Philippians 1:4-6, 8-11
The term “salvation history” is ideal for describing what our biblical sacred authors experienced. Both the writers of the Hebrew and Christian Scriptures encountered a God who worked in their everyday lives. It was those daily, historical events that they tried to share with their readers.
As we hear in today’s gospel pericope, Luke, more than any other evangelist, puts the community’s experience of the risen Jesus into the nitty gritty of human history. Based on his conviction, he initially posits the “beginnings” of the historical Jesus during the first third of the first century CE, in the Roman Empire’s Palestinian province. It was “in the fifteenth year of the reign of Tiberius Caesar, when Pontius Pilate was governor of Judea, and Herod, etc., etc.” John’s appearance on the salvation scene - shortly before Jesus’ appearance - wasn’t something that happened “once upon a time.” It took place in the middle of other historical happenings.

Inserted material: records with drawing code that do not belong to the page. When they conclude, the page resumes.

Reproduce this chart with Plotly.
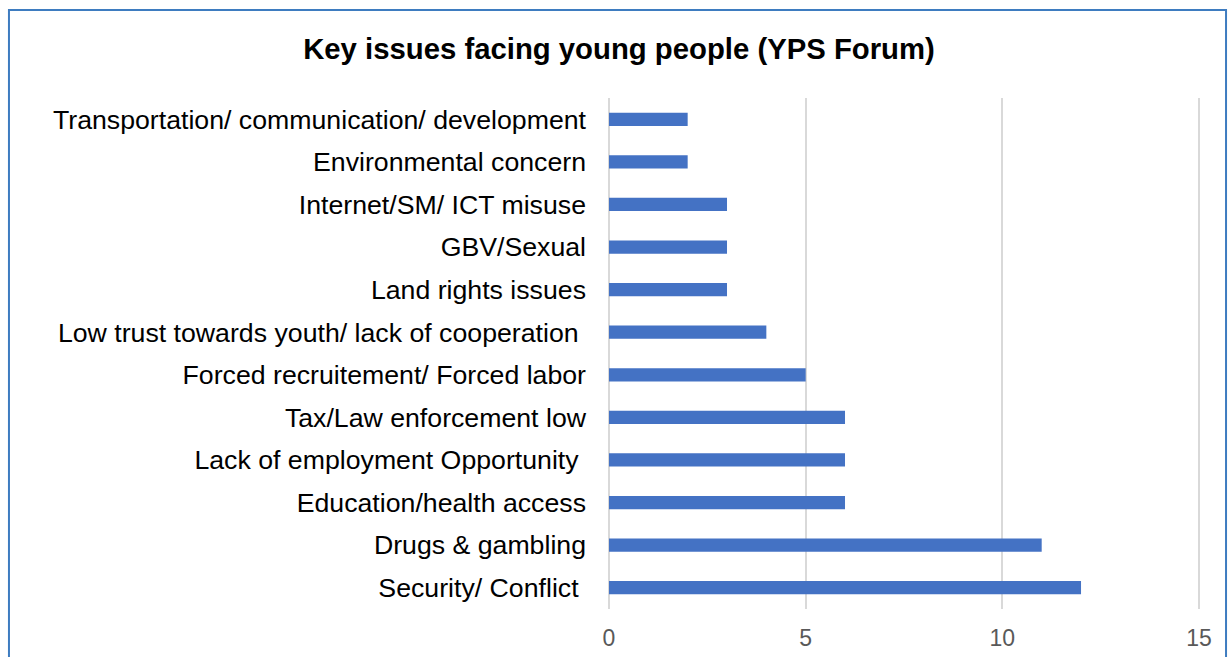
import plotly.graph_objects as go

categories = [
    "Transportation/ communication/ development",
    "Environmental concern",
    "Internet/SM/ ICT misuse",
    "GBV/Sexual",
    "Land rights issues",
    "Low trust towards youth/ lack of cooperation ",
    "Forced recruitement/ Forced labor",
    "Tax/Law enforcement low",
    "Lack of employment Opportunity ",
    "Education/health access",
    "Drugs & gambling",
    "Security/ Conflict ",
]
values = [2, 2, 3, 3, 3, 4, 5, 6, 6, 6, 11, 12]
x_ticks = [0, 5, 10, 15]

title_text = "Key issues facing young people (YPS Forum)"

W, H = 1228, 657
X_MAX = 15.05
L, T, B = 609, 98, 48
pw = 590 * X_MAX / 15
R = W - L - pw
ph = H - T - B

def px_x(p):
    return (p - L) / pw

def px_y(p):
    return (H - B - p) / ph

fig = go.Figure(
    go.Bar(
        x=values,
        y=categories,
        orientation="h",
        marker=dict(color="#4472C4", line=dict(width=0)),
        width=0.31,
    )
)

fig.update_layout(
    width=W,
    height=H,
    margin=dict(l=L, r=R, t=T, b=B, autoexpand=False),
    paper_bgcolor="white",
    plot_bgcolor="white",
    showlegend=False,
    font=dict(family="Arial, Liberation Sans, sans-serif", color="#000000"),
    title=dict(
        text="<b>" + title_text + "</b>",
        x=px_x(619),
        xref="paper",
        xanchor="center",
        y=1 - 49 / H,
        yref="container",
        yanchor="middle",
        font=dict(size=29.3, color="#000000", family="Arial, Liberation Sans, sans-serif"),
    ),
    shapes=[
        dict(
            type="rect",
            xref="paper",
            yref="paper",
            x0=px_x(9),
            x1=px_x(1226),
            y0=px_y(680),
            y1=px_y(10),
            line=dict(color="#3E7CC0", width=2),
            fillcolor="rgba(0,0,0,0)",
            layer="above",
        )
    ],
)

fig.update_xaxes(
    range=[0, X_MAX],
    tickvals=x_ticks,
    showgrid=True,
    gridcolor="#D9D9D9",
    gridwidth=1.5,
    zeroline=True,
    zerolinecolor="#D9D9D9",
    zerolinewidth=1.5,
    showline=False,
    ticks="",
    ticklabelstandoff=13,
    tickfont=dict(size=23, color="#595959"),
    automargin=False,
    fixedrange=True,
)

fig.update_yaxes(
    type="category",
    autorange="reversed",
    showgrid=False,
    zeroline=False,
    showline=False,
    ticks="",
    ticklabelstandoff=22,
    tickfont=dict(size=26.7, color="#000000"),
    automargin=False,
    fixedrange=True,
)

fig.write_html(
    "out.html",
    config={"displayModeBar": False},
    post_script="document.body.style.margin='0';document.body.style.overflow='hidden';",
)
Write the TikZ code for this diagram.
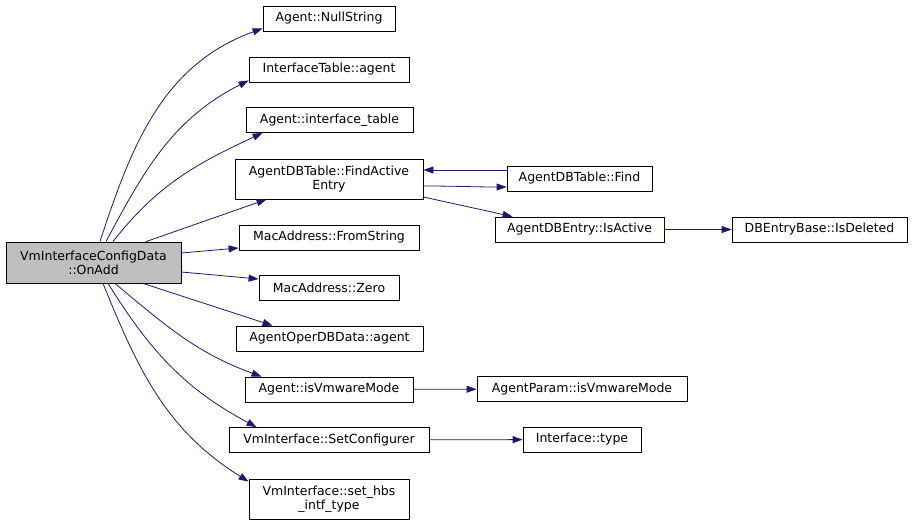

During my lifetime, we’ve been able to even more accurately place John the Baptizer in his personal historical environment. The late 1940s discovery of the original five Dead Sea Scrolls showed that the Jewish community living at Qumran in the first century BCE and first century CE, repunctuated the Isaiah 40 quote just as John does in today’s gospel pericope. (Instead of “A voice cries out, ‘In the wilderness prepare the way of the Lord,’” John, following the Qumran version, proclaims, “A voice cries out in the wilderness, ‘Prepare the way of the Lord.’”) Among other indications, this leads experts to believe the historical John was a member of that particular community, people waiting for the imminent arrival of Yahweh, whom they believed would immediately right the wrongs they’d been suffering at the hands of their institutional enemies.
I presume it was a humongous surprise to the Baptizer to eventually discover that one of his disciples, a carpenter from Capernaum, turned out to be Yahweh, the one he and his community were anticipating. While he was looking up to the skies for God’s salvation, Jesus of Nazareth was standing right next to him, part of his everyday life.
Baruch would have smiled at the irony of John’s experience of Jesus not only being Messiah, but also Yahweh. Four centuries before, he himself saw God’s hand and presence in the return of his fellow Jews from the Babylonian Exile. Though many would have looked at their homecoming as just a political event, the prophet, with his eyes of faith, could perceive “God leading Israel in joy by the light of his glory . . . .” Historically a majority of those in Exile never noticed Yahweh leading them back to Jerusalem. They - and their descendants - remained in Babylon until the 20th century CE! Unlike the prophet, they simply didn’t notice Yahweh’ presence.
The author who always brings us back to our daily lives is Paul of Tarsus. Though he still seems to be anticipating the return of the risen Jesus in his lifetime, he reminds his community in Philippi that in the meantime they’ve been blessed not only with knowledge, but also with “perception.” He prays that both continue to increase, along with the love they have for one another, a love which makes their knowledge and perception possible.
Jesus’ initial followers not only discovered, but also became convinced that when they generously gave themselves to one another their personal history morphed into a salvation history. They were actually joining in God’s work of freeing people.
I presume most of us don’t think our personal lives are worthy of a “formal biography.” During this Advent, it might be good to remember that the historical John the Baptizer probably thought the same thing about the historical Jesus of Nazareth.